Turning onto the road and giving the gas pedal a firm stab, the 718 Boxster GTS shoots forward. With the optional PDK transmission and the standard Sport Chrono Package equipped, it takes just 4.1 seconds from 0 to 100 km/h, while the standard manual configuration takes half a second longer to reach the same speed from a standstill. The two-seater drop top is able to reach an impressive top speed of 290 km/h, although I’d recommend closing the top if you’d ever find yourself on a deserted Autobahn.
As I turned the Sport Chrono switch on the steering wheel to Sport Plus, an extra dose of roar was instantly released from the central dual-pipe exhaust. The GTS is properly loud and with the top down you get to enjoy it to the fullest. Although I can imagine times where you just want to cruise and leave the noise for what it is. Turning the switch back to comfort does a pretty good job of containing the fireworks from the exhaust and brings back some peace into the cabin.
Apart from blasting forward in a straight line, the 718 Boxster GTS doesn’t exactly shy away from a few good curves either. With Porsche Active Suspension Management (PASM) with adaptive dampers as standard, the GTS models sit an extra 10 mm lower to the ground and bring noticeably more stability when cornering at high speeds. The stiff ride stays wonderfully flat in corners, but leaves plenty of room for enthusiastic drivers to color outside the lines.

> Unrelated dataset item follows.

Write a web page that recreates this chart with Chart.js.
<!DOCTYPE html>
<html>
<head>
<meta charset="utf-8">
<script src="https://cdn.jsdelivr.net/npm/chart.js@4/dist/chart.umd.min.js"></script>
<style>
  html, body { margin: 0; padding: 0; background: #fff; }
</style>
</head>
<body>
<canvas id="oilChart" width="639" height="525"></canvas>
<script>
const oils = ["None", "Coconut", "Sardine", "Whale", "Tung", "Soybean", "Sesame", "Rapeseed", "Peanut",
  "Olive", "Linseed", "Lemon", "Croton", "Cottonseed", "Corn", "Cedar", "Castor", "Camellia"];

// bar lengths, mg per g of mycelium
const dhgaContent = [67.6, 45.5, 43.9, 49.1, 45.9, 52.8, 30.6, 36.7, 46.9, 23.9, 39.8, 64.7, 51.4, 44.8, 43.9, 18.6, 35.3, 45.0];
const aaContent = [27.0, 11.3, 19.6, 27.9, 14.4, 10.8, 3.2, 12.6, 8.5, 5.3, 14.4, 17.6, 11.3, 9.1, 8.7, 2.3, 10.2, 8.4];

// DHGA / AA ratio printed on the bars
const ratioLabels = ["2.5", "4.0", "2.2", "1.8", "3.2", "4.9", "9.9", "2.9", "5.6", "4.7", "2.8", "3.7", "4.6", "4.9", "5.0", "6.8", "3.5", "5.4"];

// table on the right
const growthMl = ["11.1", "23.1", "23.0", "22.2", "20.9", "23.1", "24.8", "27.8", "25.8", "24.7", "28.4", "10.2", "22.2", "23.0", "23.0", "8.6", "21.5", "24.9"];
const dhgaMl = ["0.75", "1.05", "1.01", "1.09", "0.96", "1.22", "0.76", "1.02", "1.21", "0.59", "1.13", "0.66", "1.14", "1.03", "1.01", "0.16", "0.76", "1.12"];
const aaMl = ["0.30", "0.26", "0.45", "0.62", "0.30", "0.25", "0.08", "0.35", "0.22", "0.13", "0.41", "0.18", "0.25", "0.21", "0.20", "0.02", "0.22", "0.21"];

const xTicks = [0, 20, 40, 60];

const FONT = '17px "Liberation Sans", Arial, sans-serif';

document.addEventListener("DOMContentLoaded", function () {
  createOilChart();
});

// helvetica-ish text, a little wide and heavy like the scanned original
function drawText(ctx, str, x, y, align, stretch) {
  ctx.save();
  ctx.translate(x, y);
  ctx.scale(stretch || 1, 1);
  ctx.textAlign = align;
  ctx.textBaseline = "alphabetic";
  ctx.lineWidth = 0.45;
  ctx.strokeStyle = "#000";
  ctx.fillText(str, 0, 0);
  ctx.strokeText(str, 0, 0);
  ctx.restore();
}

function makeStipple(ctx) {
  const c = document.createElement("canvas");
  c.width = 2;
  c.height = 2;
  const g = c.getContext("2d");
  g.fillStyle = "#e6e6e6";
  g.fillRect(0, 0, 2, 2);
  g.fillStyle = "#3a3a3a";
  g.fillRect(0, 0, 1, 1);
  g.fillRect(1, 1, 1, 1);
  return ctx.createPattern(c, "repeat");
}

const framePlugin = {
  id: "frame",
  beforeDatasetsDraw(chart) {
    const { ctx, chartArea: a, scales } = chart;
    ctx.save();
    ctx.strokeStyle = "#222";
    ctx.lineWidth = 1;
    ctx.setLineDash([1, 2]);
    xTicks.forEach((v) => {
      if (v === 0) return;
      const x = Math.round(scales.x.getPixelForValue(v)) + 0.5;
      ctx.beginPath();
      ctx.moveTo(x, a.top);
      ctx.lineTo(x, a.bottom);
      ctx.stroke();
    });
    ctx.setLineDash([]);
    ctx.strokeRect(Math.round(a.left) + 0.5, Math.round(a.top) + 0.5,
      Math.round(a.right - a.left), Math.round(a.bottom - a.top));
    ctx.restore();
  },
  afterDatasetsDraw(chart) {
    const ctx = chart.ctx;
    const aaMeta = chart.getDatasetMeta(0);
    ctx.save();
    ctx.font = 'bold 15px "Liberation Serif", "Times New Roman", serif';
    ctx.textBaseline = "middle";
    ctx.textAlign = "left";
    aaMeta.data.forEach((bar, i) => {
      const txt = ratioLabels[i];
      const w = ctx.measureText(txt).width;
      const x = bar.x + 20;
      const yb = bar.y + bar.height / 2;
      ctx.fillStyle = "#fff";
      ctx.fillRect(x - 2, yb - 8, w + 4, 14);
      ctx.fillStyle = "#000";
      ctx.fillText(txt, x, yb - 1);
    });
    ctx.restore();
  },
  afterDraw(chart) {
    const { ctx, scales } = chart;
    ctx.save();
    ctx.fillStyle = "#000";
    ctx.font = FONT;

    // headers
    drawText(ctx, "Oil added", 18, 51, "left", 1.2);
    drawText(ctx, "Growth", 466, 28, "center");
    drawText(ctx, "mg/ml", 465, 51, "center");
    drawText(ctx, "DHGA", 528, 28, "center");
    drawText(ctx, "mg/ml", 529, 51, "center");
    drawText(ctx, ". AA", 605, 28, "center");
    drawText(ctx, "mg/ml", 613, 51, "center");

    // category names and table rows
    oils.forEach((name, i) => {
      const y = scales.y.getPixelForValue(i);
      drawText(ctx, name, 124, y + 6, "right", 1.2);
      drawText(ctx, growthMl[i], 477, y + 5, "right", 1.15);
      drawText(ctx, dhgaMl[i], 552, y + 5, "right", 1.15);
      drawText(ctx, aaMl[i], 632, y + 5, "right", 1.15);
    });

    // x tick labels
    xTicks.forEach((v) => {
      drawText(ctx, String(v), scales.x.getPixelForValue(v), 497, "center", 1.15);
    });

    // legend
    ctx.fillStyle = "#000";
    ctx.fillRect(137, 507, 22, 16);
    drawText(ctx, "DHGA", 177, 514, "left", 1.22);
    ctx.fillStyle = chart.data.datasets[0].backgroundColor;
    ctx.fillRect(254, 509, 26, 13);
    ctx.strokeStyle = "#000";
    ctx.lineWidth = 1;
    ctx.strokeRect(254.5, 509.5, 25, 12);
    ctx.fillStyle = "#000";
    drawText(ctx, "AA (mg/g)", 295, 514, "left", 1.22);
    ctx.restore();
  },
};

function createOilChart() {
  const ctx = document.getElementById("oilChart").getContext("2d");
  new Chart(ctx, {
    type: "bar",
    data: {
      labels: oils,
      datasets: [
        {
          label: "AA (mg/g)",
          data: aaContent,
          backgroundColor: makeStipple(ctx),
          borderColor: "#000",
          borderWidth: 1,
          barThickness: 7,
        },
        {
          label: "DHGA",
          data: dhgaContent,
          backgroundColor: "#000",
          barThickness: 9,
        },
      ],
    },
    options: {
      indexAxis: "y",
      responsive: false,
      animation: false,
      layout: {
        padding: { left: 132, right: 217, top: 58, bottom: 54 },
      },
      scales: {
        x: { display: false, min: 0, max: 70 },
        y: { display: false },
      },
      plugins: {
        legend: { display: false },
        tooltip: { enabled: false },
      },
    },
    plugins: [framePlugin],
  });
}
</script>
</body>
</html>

With the engine placed mid-rear and all those 365 horses transferred to the rear axle, it doesn’t take a whole lot of effort to make that booty tango. The standard mechanical rear differential lock combined with torque vectoring are quick to correct if need be, but don’t spoil all the fun. Steering out of the corner the Boxster GTS picks up pace almost effortlessly. The single turbocharger ensures peak torque availability from as low as 1,900 rpm, all the way up to 5,500 rpm.
Taking over control of the shift paddles behind the wheel, the experience of running through the gear all the way passed 7,000 rpm is absolutely thrilling. Gearbox calibration never really leaves much to be desired with a solid PDK, it runs through the gears swiftly and has a more than adequate response to down- and upshifts. For the purists out there, the standard manual configuration is probably the go-to option, albeit at the expense of efficiency and acceleration speed.

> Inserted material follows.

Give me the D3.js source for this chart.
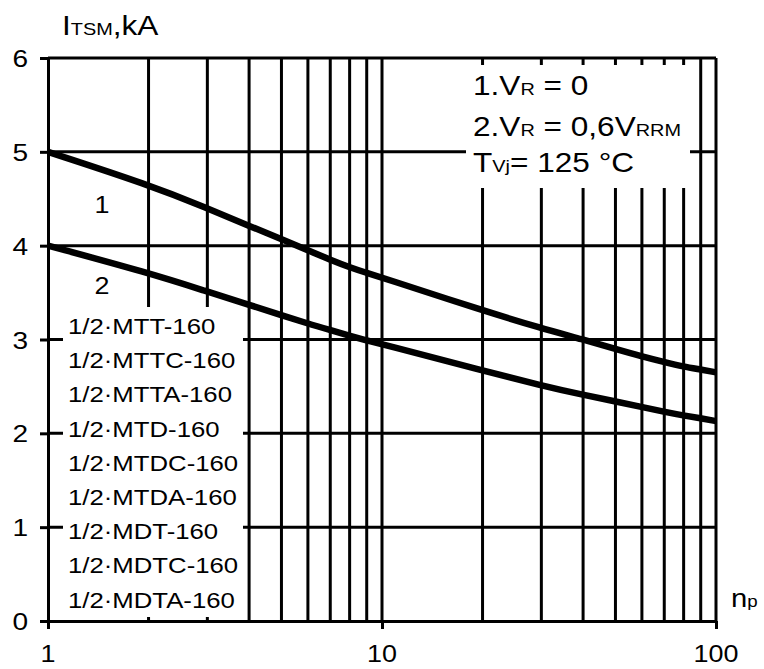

The naturally tough steering has a lot of feel to it and boosts confidence: it’s precise and gave me solid feedback in corners. It certainly invites to get sweaty behind the wheel, hence the Alcantara leather on the steering wheel. After an intensive journey with the 718 Boxster GTS that made my hair look like I just tickled a power line, I came to the following conclusion.
The 2018 Porsche Boxster GTS offers the perfect package for those who want a pure Porsche experience without bleeding dry their savings account. With a starting price of roughly €78,000 in Germany, it’s certainly not a cheap supplement to your daily driver, but definitely one of the most satisfying and engaging options out there!